ALUM Spotlight E.T. York Jr. '42
2006 Lifetime Achievement Award Recipient
E.T. York is one of four distinguished recipients of the 2006 Lifetime Achievement Award. The award is the highest honor given by the Auburn Alumni Association. It recognizes recipients for outstanding achievements in their professional lives, personal integrity and stature, and service to the university.

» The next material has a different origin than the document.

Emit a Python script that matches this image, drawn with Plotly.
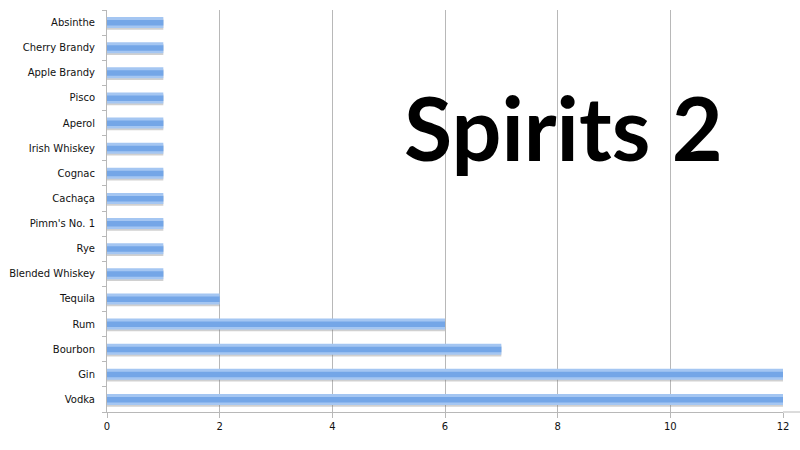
import plotly.graph_objects as go

# Spirits, bottom to top as drawn
spirits = ["Vodka", "Gin", "Bourbon", "Rum", "Tequila", "Blended Whiskey", "Rye",
           "Pimm's No. 1", "Cachaça", "Cognac", "Irish Whiskey", "Aperol", "Pisco",
           "Apple Brandy", "Cherry Brandy", "Absinthe"]
counts = [12, 12, 7, 6, 2, 1, 1, 1, 1, 1, 1, 1, 1, 1, 1, 1]
x_ticks = [0, 2, 4, 6, 8, 10, 12]

bar_w = 0.44

fig = go.Figure()
# soft shadow under each bar
fig.add_trace(go.Bar(y=spirits, x=counts, orientation="h", width=bar_w,
                     offset=-bar_w / 2 - 0.07, marker=dict(color="rgba(120,120,120,0.35)", line_width=0),
                     hoverinfo="skip"))
# main bar body
fig.add_trace(go.Bar(y=spirits, x=counts, orientation="h", width=bar_w,
                     offset=-bar_w / 2, marker=dict(color="#a4c6f2", line_width=0)))
# darker middle band for the glossy look
fig.add_trace(go.Bar(y=spirits, x=counts, orientation="h", width=0.22,
                     offset=-0.12, marker=dict(color="#74a6e7", line_width=0),
                     hoverinfo="skip"))

fig.update_layout(
    width=800, height=450,
    barmode="overlay",
    showlegend=False,
    plot_bgcolor="white", paper_bgcolor="white",
    margin=dict(l=107, r=17, t=10, b=38, autoexpand=False),
    font=dict(family="DejaVu Sans", size=10, color="#111"),
    xaxis=dict(range=[0, 12], tickvals=x_ticks, showgrid=True, gridcolor="#b8b8b8",
               gridwidth=1, showline=True, linecolor="#b8b8b8", ticks="outside",
               ticklen=5, tickcolor="#b8b8b8", zeroline=False, automargin=False,
               tickfont=dict(size=10), fixedrange=True),
    yaxis=dict(type="category", categoryorder="array", categoryarray=spirits,
               showline=True, linecolor="#b8b8b8", ticks="outside", tickson="boundaries",
               ticklen=4, tickcolor="#b8b8b8", showgrid=False, automargin=False,
               ticklabelstandoff=9, tickfont=dict(size=10), fixedrange=True),
    annotations=[dict(text="<b>Spirits 2</b>", x=(402 - 107) / 676, y=0.71,
                      xref="paper", yref="paper",
                      showarrow=False, xanchor="left", yanchor="middle",
                      font=dict(family="Lato", size=88, color="black"))],
    shapes=[dict(type="line", xref="paper", yref="paper", x0=1, x1=1.03, y0=0, y1=0,
                 line=dict(color="#b8b8b8", width=1))],
)

# drop the page's default body margin so the figure sits at the window's corner
fig.write_html("out.html", config={"displayModeBar": False},
               post_script="document.body.style.margin='0';")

Of York, 83, someone once wrote that it was a good thing he didn't pick evangelism as a career because his skill in the pulpit would have put Billy Graham out of business. But York, a native of Valley Head in northeast Alabama, was an evangelist, preaching applying university research to Southeastern farms. After serving in World War II, he returned to Auburn to earn a master's degree and later earned a Ph.D. at Cornell University. In 1959, following high-visibility jobs in North Carolina and Washington, D.C., he returned to Alabama and in 1959 became the youngest director of the Alabama Extension Service. He moved to the University of Florida as provost in 1963 and later became vice president of agriculture and chancellor of the University System of Florida before his retirement in 1980. York and his wife, Vam, also an Auburn graduate, in 1981 endowed a series of lectureships at Auburn that brings internationally known experts to campus.
At Work:
Chancellor emeritus of the State University System of Florida.
At Home:
Lives in Gainesville, Florida, with wife Vam. Two children.
At Auburn:
Originally aspired to become a vocational agriculture teacher. Majored in agricultural sciences and went on to obtain master's and doctoral degrees in soil science from Auburn and Cornell universities, respectively.
After Graduation:
Faculty and administrative positions with universities, and state and federal governments. Directed the Alabama Cooperative Extension Service at AU and served as an administrator for the U.S. Department of Agriculture before landing at the University of Florida as provost for agriculture and, eventually, the state university system chancellor.
Upon Retirement:
Left the Florida university system in 1980 to pursue his interests in the issues of global hunger and economic development in Third World countries. Worked in various capacities promoting global agricultural development under six U.S. presidents. Worked with 16 international agriculture research centers around the world.
Favorite Auburn Memory:
"I have millions of them. My best memory is the fact that I met my wife there. She was president of the women's student government. She's been the joy of my life for 58 years."
Lessons Learned:
"The greatest satisfaction I ever had was when my dad gave me the opportunity to plow a one-acre field with a one-horse plow. That would normally take a day to finish, and it took me three-quarters of a day. He bragged on me. The advice I received, and the advice I would give (today's students), would be to do well at whatever you undertake; be proud of doing a good job."